Una indicación más para no tomar demasiado literalmente las tres tentaciones de las que hablan Mateo y Lucas, nos llega de Marcos, el cual se limita a decir que el Espíritu empujó a Jesús en el desierto dónde permaneció cuarenta días tentado por el Diablo, servido por los ángeles y rodeado por las fieras (Mc 1,12-13).
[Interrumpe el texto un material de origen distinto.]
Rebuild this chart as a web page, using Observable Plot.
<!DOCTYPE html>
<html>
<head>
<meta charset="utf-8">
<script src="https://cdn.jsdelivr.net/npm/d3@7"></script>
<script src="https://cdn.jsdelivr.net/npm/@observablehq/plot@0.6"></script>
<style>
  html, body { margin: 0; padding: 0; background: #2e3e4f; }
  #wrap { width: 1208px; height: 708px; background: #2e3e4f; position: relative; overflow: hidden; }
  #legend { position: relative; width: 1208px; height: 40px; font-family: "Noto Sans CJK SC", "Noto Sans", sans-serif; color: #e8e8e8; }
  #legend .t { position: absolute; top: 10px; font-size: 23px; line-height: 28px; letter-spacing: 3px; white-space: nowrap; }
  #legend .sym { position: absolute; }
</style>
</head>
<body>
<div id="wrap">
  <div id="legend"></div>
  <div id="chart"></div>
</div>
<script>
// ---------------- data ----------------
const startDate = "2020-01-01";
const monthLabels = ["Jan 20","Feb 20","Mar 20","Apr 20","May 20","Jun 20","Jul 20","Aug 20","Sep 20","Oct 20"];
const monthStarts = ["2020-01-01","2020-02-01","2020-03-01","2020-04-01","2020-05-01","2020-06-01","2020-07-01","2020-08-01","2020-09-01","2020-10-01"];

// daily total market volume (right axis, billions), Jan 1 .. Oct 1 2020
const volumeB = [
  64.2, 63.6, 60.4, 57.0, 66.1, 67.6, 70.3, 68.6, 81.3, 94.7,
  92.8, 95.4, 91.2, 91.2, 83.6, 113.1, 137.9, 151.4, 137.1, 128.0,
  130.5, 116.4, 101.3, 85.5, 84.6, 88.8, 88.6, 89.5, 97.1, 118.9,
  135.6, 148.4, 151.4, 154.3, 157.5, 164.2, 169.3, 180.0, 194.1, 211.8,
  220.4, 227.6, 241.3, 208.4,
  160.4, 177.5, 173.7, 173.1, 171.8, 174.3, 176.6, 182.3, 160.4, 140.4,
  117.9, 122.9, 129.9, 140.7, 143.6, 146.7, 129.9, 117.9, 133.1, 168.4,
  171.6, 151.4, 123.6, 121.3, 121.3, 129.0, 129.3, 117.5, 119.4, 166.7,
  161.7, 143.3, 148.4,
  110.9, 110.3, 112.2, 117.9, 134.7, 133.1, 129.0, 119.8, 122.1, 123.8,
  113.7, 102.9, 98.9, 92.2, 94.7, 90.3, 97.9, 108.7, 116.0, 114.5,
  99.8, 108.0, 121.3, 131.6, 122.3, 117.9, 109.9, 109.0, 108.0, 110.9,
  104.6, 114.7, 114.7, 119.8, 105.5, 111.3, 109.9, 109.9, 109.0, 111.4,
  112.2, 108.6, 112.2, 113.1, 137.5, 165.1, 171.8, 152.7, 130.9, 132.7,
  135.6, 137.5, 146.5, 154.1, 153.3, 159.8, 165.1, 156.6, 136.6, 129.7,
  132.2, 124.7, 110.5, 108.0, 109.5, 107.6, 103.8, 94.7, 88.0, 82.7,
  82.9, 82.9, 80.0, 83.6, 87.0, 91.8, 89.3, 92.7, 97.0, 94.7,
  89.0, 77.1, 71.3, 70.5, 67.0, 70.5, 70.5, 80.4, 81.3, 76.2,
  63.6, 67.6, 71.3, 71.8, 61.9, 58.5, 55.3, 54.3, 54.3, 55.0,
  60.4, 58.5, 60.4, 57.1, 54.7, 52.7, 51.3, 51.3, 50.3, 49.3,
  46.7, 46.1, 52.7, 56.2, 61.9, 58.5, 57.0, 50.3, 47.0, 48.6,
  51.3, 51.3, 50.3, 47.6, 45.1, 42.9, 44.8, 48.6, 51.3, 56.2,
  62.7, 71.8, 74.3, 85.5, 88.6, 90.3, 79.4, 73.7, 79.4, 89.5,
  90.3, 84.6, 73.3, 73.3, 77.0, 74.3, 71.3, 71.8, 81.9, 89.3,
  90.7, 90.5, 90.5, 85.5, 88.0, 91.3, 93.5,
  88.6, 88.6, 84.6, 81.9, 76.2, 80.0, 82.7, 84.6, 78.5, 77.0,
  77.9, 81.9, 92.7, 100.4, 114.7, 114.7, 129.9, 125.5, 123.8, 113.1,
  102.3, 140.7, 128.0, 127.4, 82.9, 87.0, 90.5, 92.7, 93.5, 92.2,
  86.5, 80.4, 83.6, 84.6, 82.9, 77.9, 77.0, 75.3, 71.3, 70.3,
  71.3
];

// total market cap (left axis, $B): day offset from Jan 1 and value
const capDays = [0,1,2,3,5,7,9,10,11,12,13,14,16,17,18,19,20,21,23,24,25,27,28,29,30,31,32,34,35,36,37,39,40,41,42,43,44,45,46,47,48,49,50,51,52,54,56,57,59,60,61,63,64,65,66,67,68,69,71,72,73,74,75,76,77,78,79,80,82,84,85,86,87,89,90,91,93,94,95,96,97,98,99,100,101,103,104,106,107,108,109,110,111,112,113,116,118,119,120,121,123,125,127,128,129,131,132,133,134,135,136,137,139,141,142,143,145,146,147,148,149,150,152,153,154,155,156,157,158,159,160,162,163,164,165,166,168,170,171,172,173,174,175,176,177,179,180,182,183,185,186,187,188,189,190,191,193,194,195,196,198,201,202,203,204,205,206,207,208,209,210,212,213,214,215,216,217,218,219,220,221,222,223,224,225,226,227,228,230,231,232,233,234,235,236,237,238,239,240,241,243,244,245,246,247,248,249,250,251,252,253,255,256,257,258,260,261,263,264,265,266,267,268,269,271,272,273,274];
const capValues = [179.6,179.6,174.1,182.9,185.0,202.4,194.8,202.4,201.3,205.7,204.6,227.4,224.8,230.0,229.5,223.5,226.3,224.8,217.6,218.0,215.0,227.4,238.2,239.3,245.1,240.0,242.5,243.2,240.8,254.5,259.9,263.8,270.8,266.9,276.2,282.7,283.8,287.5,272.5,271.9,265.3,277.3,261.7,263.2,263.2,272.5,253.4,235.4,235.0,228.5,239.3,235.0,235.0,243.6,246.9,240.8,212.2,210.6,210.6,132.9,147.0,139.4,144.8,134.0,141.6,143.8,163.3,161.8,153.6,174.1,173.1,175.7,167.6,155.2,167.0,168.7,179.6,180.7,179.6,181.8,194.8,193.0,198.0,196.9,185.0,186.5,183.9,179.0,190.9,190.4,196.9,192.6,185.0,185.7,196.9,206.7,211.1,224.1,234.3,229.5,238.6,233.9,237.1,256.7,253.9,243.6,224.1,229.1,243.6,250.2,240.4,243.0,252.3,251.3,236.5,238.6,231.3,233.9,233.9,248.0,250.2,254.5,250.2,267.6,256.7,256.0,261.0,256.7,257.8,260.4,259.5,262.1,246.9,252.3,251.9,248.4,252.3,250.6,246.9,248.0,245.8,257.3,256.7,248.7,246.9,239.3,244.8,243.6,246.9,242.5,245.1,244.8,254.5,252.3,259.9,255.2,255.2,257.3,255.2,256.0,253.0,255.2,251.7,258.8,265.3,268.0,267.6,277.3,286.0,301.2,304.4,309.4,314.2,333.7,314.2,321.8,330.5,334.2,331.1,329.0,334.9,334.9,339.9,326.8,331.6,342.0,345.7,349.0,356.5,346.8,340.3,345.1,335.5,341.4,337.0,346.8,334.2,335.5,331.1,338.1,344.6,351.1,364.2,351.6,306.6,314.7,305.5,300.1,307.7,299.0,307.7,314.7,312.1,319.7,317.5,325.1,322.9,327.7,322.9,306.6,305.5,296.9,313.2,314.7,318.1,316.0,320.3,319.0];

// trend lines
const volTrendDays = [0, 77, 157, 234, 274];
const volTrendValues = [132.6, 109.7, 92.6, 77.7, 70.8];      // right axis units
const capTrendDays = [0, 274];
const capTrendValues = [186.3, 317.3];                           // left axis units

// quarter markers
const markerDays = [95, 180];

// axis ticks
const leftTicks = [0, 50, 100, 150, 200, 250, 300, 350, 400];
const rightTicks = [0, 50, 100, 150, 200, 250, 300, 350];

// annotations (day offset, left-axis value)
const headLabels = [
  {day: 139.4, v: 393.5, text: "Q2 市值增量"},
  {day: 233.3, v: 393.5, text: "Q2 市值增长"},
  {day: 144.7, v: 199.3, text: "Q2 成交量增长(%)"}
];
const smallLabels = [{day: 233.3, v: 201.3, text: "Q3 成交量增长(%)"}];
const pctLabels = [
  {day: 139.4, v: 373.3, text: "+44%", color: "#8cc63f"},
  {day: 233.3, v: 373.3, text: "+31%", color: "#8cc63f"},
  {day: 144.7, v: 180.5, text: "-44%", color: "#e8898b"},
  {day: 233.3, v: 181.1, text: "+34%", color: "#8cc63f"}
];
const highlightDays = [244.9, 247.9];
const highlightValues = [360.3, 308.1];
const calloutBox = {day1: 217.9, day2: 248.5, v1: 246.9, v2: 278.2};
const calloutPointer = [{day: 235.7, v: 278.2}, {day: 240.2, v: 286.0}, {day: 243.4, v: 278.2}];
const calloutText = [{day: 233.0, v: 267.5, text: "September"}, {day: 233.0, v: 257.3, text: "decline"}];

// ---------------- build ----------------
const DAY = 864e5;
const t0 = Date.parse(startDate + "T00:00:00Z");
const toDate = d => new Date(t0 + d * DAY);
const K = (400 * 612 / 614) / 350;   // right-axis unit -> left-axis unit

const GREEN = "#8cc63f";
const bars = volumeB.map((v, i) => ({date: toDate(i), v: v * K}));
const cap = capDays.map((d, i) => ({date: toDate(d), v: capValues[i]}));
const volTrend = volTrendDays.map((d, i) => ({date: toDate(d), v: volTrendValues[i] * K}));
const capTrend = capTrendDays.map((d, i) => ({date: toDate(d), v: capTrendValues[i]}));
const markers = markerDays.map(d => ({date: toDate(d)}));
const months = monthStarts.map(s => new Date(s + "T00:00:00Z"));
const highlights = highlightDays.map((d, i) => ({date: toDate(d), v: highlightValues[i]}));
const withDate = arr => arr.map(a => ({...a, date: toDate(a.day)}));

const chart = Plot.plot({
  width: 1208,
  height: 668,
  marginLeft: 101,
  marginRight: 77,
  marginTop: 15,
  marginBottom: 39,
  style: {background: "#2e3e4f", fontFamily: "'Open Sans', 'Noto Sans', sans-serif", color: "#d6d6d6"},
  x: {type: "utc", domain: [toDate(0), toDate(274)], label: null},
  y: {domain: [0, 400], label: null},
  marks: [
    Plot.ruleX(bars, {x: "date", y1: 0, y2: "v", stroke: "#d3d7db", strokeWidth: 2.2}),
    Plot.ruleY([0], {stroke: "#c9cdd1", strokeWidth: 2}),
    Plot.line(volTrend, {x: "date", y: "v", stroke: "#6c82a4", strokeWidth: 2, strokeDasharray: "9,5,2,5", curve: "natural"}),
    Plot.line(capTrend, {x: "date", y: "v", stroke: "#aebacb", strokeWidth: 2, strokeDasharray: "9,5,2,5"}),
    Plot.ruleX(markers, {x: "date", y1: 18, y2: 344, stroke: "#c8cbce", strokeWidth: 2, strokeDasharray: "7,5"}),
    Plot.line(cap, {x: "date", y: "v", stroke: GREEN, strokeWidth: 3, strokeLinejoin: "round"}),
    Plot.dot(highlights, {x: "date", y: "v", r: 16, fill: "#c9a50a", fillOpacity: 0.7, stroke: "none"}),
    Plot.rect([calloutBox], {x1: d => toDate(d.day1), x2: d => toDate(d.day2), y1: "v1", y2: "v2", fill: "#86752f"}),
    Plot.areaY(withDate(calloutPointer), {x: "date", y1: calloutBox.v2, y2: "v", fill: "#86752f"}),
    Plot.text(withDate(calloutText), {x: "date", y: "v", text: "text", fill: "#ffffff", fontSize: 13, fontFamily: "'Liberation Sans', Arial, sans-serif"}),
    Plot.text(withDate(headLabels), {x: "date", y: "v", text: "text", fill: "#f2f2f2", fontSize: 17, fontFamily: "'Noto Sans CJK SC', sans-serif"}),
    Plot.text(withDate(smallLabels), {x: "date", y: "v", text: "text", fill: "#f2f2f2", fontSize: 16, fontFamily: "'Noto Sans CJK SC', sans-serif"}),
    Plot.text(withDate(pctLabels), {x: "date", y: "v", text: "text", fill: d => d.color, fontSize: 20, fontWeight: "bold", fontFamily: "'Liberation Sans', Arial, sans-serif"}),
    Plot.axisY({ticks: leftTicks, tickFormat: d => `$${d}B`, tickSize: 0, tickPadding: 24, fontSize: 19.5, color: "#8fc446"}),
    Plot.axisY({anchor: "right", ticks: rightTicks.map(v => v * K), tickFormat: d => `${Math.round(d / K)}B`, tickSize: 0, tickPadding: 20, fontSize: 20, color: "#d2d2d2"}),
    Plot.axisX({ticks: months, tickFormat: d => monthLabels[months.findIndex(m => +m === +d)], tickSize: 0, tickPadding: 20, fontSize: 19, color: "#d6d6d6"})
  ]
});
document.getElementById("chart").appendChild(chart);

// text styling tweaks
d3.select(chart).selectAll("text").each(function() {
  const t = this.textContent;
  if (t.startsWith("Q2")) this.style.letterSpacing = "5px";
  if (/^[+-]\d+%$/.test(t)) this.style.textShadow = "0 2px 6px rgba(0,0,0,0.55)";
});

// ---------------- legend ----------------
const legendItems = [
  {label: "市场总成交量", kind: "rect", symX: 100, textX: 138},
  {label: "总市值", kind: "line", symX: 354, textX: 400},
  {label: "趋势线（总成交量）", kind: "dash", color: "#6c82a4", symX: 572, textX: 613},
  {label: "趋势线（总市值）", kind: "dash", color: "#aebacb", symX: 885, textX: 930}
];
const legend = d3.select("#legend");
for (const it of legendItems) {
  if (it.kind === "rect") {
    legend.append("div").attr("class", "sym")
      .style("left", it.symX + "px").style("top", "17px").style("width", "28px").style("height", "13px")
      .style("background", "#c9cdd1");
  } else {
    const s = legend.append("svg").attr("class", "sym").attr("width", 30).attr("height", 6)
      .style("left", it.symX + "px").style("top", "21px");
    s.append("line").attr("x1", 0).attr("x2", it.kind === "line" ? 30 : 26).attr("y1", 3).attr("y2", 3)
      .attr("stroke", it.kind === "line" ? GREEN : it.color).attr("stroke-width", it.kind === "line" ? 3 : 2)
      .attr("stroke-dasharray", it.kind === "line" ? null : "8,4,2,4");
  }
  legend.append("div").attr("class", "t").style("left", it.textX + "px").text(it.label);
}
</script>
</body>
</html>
Jesús, en efecto, a pesar de ser el Hijo de Dios y nuestro Salvador, es también nuestro hermano mayor, el nuevo Adán que, sin reconducirnos al utópico jardín (el Edén), nos acompaña en un mundo donde, sin embargo, con la fuerza del mismo Espíritu que le condujo a Él, es posible afrontar hasta a las fieras.
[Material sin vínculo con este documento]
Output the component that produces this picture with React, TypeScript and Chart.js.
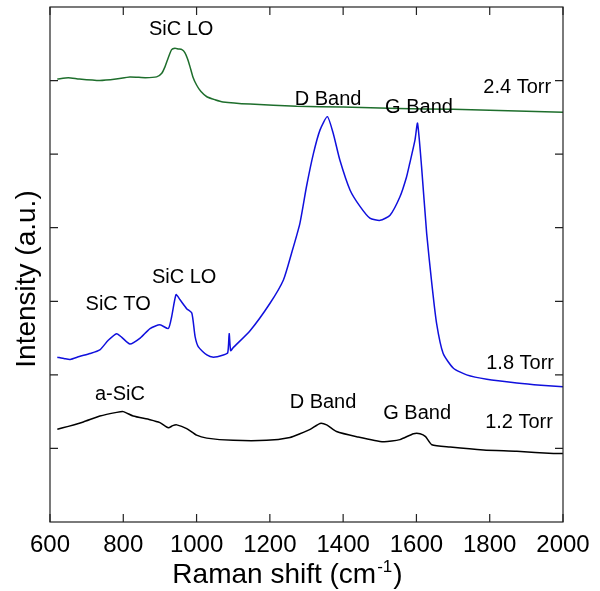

Más que las tentaciones (transformar las piedras en pan, adorar a Satanás y tirarse de la torre del templo), permanecen infalibles las tres respuestas de Jesús, sacadas todas del libro del Deuteronomio: No solo de pan vive el hombre, sino de cada palabra que sale de la boca del Señor" (Dt 8,3); “No tentarás al Señor, tu Dios” (Dt 6,16); “Al Señor, tu Dios, adorarás y a Él solo darás culto” (Dt 6,13).

Otra indicación valiosa en apoyo de esta interpretación más reflexiva de las tres tentaciones viene del hecho de que Lucas haya desplazado al tercer lugar la tentación (la del echarse del alero del templo) que en Mateo se encuentra en el segundo. Lo ha hecho, en efecto, porque, siendo Jerusalén el lugar del Templo, la resistencia de Jesús al tentador (el rechazo a tentar a Dios), anticipa, de alguna manera, su aceptación de la Pasión.

Lucas, de hecho, termina así la historia de las tentaciones: Acabada toda tentación, el demonio se marchó hasta otra ocasión” (Lc 4,13). Una anotación que quiere preparar al lector a las tentaciones máximas de la Pasión, cuando Jesús, a los sumos sacerdotes y a los oficiales del templo que lo tienen ya preso, dirá: “Ésta es vuestra hora y la del poder de las tinieblas” (Lc 22,53). Es la hora en la que el Diablo ya no se conforma con tentar, sino que va al ataque, pero en balde.

Por su parte, Jesús, rechazada la vía de la ostentación y la espada de la política, vence a su manera. Su camino divino para socorrer a sus hermanos es de distinta naturaleza respecto al del mundo: es el camino del amor, donde perder, significa conquistar.